Oil prices fell more than 1% on Friday, limiting their weekly gain due to concerns the global recovery could falter from a resurgence of coronavirus cases.
The rise in infections remains the dominant issue for the fuel demand outlook. Cases in the United States are still rising in a number of states, while India recently reported a record daily jump in infections. More than 700,000 people have died in the worldwide pandemic.
Brent is set for a weekly gain of 2.3%, while WTI is on track to rise 2.1%.
Talks between U.S. lawmakers over another round of stimulus have stalled, meanwhile. U.S. President Donald Trump has threatened to pull White House representatives out of talks and instead issue executive orders to address economic needs.
"The U.S. Congress can't seem to come up with a plan for the next round of stimulus and it's creating doubt for U.S. economic recovery," said Gary Cunningham, director of market research at Tradition Energy.

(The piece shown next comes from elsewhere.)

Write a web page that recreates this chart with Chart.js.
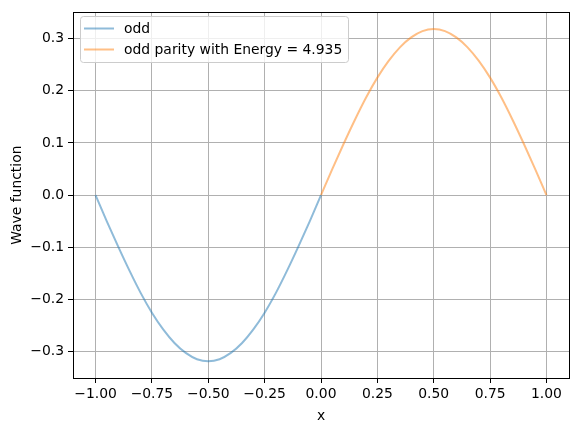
<!DOCTYPE html>
<html>
<head>
<meta charset="utf-8">
<script src="https://cdn.jsdelivr.net/npm/chart.js@4"></script>
<style>
  html, body { margin: 0; padding: 0; background: #fff; }
  #wrap { width: 578px; height: 432px; }
</style>
</head>
<body>
<div id="wrap"><canvas id="myChart" width="578" height="432"></canvas></div>
<script>
// values
var xOdd = [-1.00,-0.95,-0.90,-0.85,-0.80,-0.75,-0.70,-0.65,-0.60,-0.55,-0.50,
            -0.45,-0.40,-0.35,-0.30,-0.25,-0.20,-0.15,-0.10,-0.05,0.00];
var yOdd = [0.000,-0.050,-0.098,-0.144,-0.187,-0.225,-0.257,-0.283,-0.302,-0.314,-0.318,
            -0.314,-0.302,-0.283,-0.257,-0.225,-0.187,-0.144,-0.098,-0.050,0.000];
var xPar = [0.00,0.05,0.10,0.15,0.20,0.25,0.30,0.35,0.40,0.45,0.50,
            0.55,0.60,0.65,0.70,0.75,0.80,0.85,0.90,0.95,1.00];
var yPar = [0.000,0.050,0.098,0.144,0.187,0.225,0.257,0.283,0.302,0.314,0.318,
            0.314,0.302,0.283,0.257,0.225,0.187,0.144,0.098,0.050,0.000];
var xTicks = [-1.00,-0.75,-0.50,-0.25,0.00,0.25,0.50,0.75,1.00];
var yTicks = [-0.3,-0.2,-0.1,0.0,0.1,0.2,0.3];
var labels = ["odd", "odd parity with Energy = 4.935"];
var colors = ["rgba(31,119,180,0.5)", "rgba(255,127,14,0.5)"];

function pts(xs, ys) {
    return xs.map(function (x, i) { return {x: x, y: ys[i]}; });
}
function minus(s) { return s.replace("-", "\u2212"); }

var FS = 13.9;
Chart.defaults.font.family = "'DejaVu Sans', sans-serif";
Chart.defaults.font.size = FS;
Chart.defaults.color = "#000";

// frame + legend box like matplotlib
var framePlugin = {
    id: "frame",
    afterDraw: function (chart) {
        var ctx = chart.ctx, a = chart.chartArea;
        ctx.save();
        ctx.strokeStyle = "#000";
        ctx.lineWidth = 1;
        ctx.strokeRect(Math.round(a.left) + 0.5, Math.round(a.top) + 0.5,
                       Math.round(a.right - a.left), Math.round(a.bottom - a.top));

        // legend
        var bx = 80.5, by = 16.5, bw = 268, bh = 46, r = 3;
        ctx.beginPath();
        ctx.moveTo(bx + r, by);
        ctx.arcTo(bx + bw, by, bx + bw, by + bh, r);
        ctx.arcTo(bx + bw, by + bh, bx, by + bh, r);
        ctx.arcTo(bx, by + bh, bx, by, r);
        ctx.arcTo(bx, by, bx + bw, by, r);
        ctx.closePath();
        ctx.fillStyle = "rgba(255,255,255,0.8)";
        ctx.fill();
        ctx.strokeStyle = "#cccccc";
        ctx.stroke();
        ctx.font = FS + "px 'DejaVu Sans', sans-serif";
        ctx.textBaseline = "middle";
        ctx.fillStyle = "#000";
        for (var i = 0; i < labels.length; i++) {
            var ly = 28.5 + i * 21;
            ctx.strokeStyle = colors[i];
            ctx.lineWidth = 2;
            ctx.beginPath();
            ctx.moveTo(84, ly);
            ctx.lineTo(114, ly);
            ctx.stroke();
            ctx.fillText(labels[i], 124, ly + 0.5);
        }
        ctx.restore();
    }
};

new Chart(document.getElementById("myChart"), {
    type: "scatter",
    data: {
        datasets: [{
            label: labels[0],
            data: pts(xOdd, yOdd),
            showLine: true,
            borderColor: colors[0],
            borderWidth: 2,
            pointRadius: 0,
            cubicInterpolationMode: "monotone"
        }, {
            label: labels[1],
            data: pts(xPar, yPar),
            showLine: true,
            borderColor: colors[1],
            borderWidth: 2,
            pointRadius: 0,
            cubicInterpolationMode: "monotone"
        }]
    },
    options: {
        responsive: false,
        animation: false,
        layout: {padding: {top: 10, right: 9, left: 0, bottom: 0}},
        plugins: {legend: {display: false}, tooltip: {enabled: false}},
        scales: {
            x: {
                type: "linear",
                min: -1.1, max: 1.1,
                afterBuildTicks: function (s) { s.ticks = xTicks.map(function (v) { return {value: v}; }); },
                afterFit: function (s) { s.height = 54; },
                ticks: {
                    callback: function (v) { return minus(v.toFixed(2)); },
                    padding: 3, maxRotation: 0, autoSkip: false
                },
                grid: {color: "#b0b0b0", tickColor: "#000", tickLength: 5, lineWidth: 1},
                border: {display: false},
                title: {display: true, text: "x", padding: {top: 4, bottom: 7}}
            },
            y: {
                min: -0.35, max: 0.35,
                afterBuildTicks: function (s) { s.ticks = yTicks.map(function (v) { return {value: v}; }); },
                afterFit: function (s) { s.width = 73; },
                ticks: {
                    callback: function (v) { return minus(v.toFixed(1)); },
                    padding: 4, autoSkip: false
                },
                grid: {color: "#b0b0b0", tickColor: "#000", tickLength: 5, lineWidth: 1},
                border: {display: false},
                title: {display: true, text: "Wave function", padding: {top: 9, bottom: 4}}
            }
        }
    },
    plugins: [framePlugin]
});
</script>
</body>
</html>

OPEC member Iraq pledged to cut output further in August, which helped support prices. The nation has been a laggard in fully meeting its pledge as part of an April deal to reduce supply.
Crude has recovered from lows reached in April, when Brent slipped below $16, a 21-year low.
"Keeping the price levels would be unrealistic," Bjornar Tonhaugen of Rystad Energy said of this week's rise. "Traders rushed to the task today to correct the gains, remembering the invisible enemy, COVID-19."
U.S. non-farm payrolls for July came in slightly better than expected, but still showed employment growth slowed. U.S. Democratic leaders said the jobs report showed more investments were needed.
U.S. energy companies cut the number of oil and natural gas rigs this week to a record low for a 14th week. U.S. oil rigs fell by four to 176 this week, their lowest since July 2005, according to data on Friday from energy services firm Baker Hughes Co.